These are the key concepts you need to understand to accurately answer the question.

Simple Linear Regression
In simple linear regression, we aim to model the relationship between two variables. One variable is the dependent variable, often represented as \(y\), and the other is the independent variable or predictor, denoted as \(x_1\).
This technique determines how changes in \(x_1\) explain variations in \(y\), producing a straight line that best fits the data points.Key features of simple linear regression include:
  • The model includes only one predictor variable.
  • The slope indicates the change in \(y\) expected for each unit change in \(x_1\).
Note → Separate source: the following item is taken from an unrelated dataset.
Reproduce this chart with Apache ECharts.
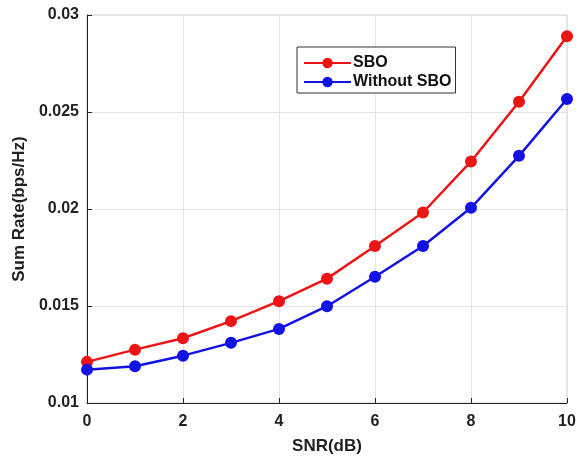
<!DOCTYPE html>
<html>
<head>
<meta charset="utf-8">
<script src="https://cdn.jsdelivr.net/npm/echarts@6/dist/echarts.min.js"></script>
<style>
    html, body { margin: 0; padding: 0; background: #fff; }
    #chart { width: 579px; height: 461px; }
</style>
</head>
<body>
<div id="chart"></div>
<script>
// SNR 取值 (dB)
var snr = [0, 1, 2, 3, 4, 5, 6, 7, 8, 9, 10];
// 有 SBO
var sboRate = [0.01212, 0.01275, 0.01334, 0.01422, 0.01525, 0.01641, 0.01809, 0.01982, 0.02245, 0.02553, 0.02891];
// 无 SBO
var noSboRate = [0.01172, 0.01189, 0.01244, 0.0131, 0.01382, 0.01499, 0.01651, 0.01809, 0.02006, 0.02274, 0.02567];
var seriesNames = ['SBO', 'Without SBO'];

function pairs(xs, ys) {
    return xs.map(function (x, i) { return [x, ys[i]]; });
}

var myChart = echarts.init(document.getElementById('chart'));
var font = 'Liberation Sans, Arial, sans-serif';

var option = {
    animation: false,
    backgroundColor: '#fff',
    textStyle: { fontFamily: font },
    grid: {
        left: 87, right: 12, top: 15, bottom: 58,
        show: true,
        borderColor: '#d0d0d0',
        borderWidth: 1
    },
    legend: {
        data: seriesNames,
        orient: 'vertical',
        left: 297,
        top: 47,
        padding: [8, 4, 3, 6],
        itemWidth: 47,
        itemHeight: 13,
        itemGap: 3,
        borderColor: '#333',
        borderWidth: 1,
        backgroundColor: '#fff',
        textStyle: { fontFamily: font, fontSize: 16, fontWeight: 'bold', color: '#111', padding: [0, 0, 0, -3] }
    },
    xAxis: {
        type: 'value',
        min: 0,
        max: 10,
        interval: 2,
        name: 'SNR(dB)',
        nameLocation: 'middle',
        nameGap: 35,
        nameTextStyle: { fontSize: 17, fontWeight: 'bold', color: '#222' },
        axisLine: { lineStyle: { color: '#222', width: 1 } },
        axisTick: { inside: true, length: 5, lineStyle: { color: '#222' } },
        axisLabel: { fontSize: 16, fontWeight: 'bold', color: '#222', margin: 11 },
        splitLine: { show: true, lineStyle: { color: '#e3e3e3' } }
    },
    yAxis: {
        type: 'value',
        min: 0.01,
        max: 0.03,
        interval: 0.005,
        name: 'Sum Rate(bps/Hz)',
        nameLocation: 'middle',
        nameGap: 57,
        nameTextStyle: { fontSize: 17, fontWeight: 'bold', color: '#222' },
        axisLine: { show: true, lineStyle: { color: '#222', width: 1 } },
        axisTick: { show: true, inside: true, length: 5, lineStyle: { color: '#222' } },
        axisLabel: { fontSize: 16, fontWeight: 'bold', color: '#222', margin: 8 },
        splitLine: { show: true, lineStyle: { color: '#e3e3e3' } }
    },
    series: [
        {
            name: seriesNames[0],
            type: 'line',
            data: pairs(snr, sboRate),
            symbol: 'circle',
            symbolSize: 12,
            itemStyle: { color: '#ec1515' },
            lineStyle: { color: '#ec1515', width: 2.5 }
        },
        {
            name: seriesNames[1],
            type: 'line',
            data: pairs(snr, noSboRate),
            symbol: 'circle',
            symbolSize: 12,
            itemStyle: { color: '#1212e6' },
            lineStyle: { color: '#1212e6', width: 2.5 }
        }
    ]
};

myChart.setOption(option);
</script>
</body>
</html>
  • The relationship is assumed to be linear and clear of confounding variables.
However, a simple linear regression may not capture the complexities of real-world data where multiple factors can influence \(y\). Hence, it sometimes inaccurately estimates the effect of \(x_1\) because it amalgamates influences that may belong to other unmodeled variables.
This becomes evident when we compare it with multiple linear regression, where more variables are included.
Predictive Power
Predictive power refers to the ability of a model to accurately forecast or explain outcomes. In the context of regression models, it embodies how well changes in the predictor variables account for variations in the dependent variable.
Here's how predictive power works differently in simple and multiple regression:
  • Simple Regression: With only a single predictor, all the variance explanation is attributed to \(x_1\), even if some is due to other omitted variables.
  • Multiple Regression: The predictive power is distributed among all included predictors, thus isolating the individual contribution of each variable more accurately.
In a multiple regression model, each predictor's slope reflects its unique predictive power by adjusting for shared influence with other variables.
This adjustment often leads to a more precise understanding of how each predictor influences the outcome.
Correlation Between Variables
Correlation between variables indicates how one variable changes with respect to another. In the scope of regression, it plays a pivotal role in defining each predictor's contribution.
When variables are correlated, it implies they share some common predictive force on the dependent variable.
  • When correlated: In a multiple regression, shared predictive power requires careful adjustment, altering the slope values to accurately reflect each variable's effects.
  • When uncorrelated: Variables exhibit unique explanatory power. Here, the slope effects in simple regression may align more closely with those in multiple regression, as there is no overlap to adjust for.
Thus, understanding correlations is crucial. It ensures that the unique effect of each predictor is captured without mis attributing shared influences in the analysis.
Effect of Predictors
The effect of predictors in a regression model pertains to how each predictor contributes to explaining the variations in the dependent variable.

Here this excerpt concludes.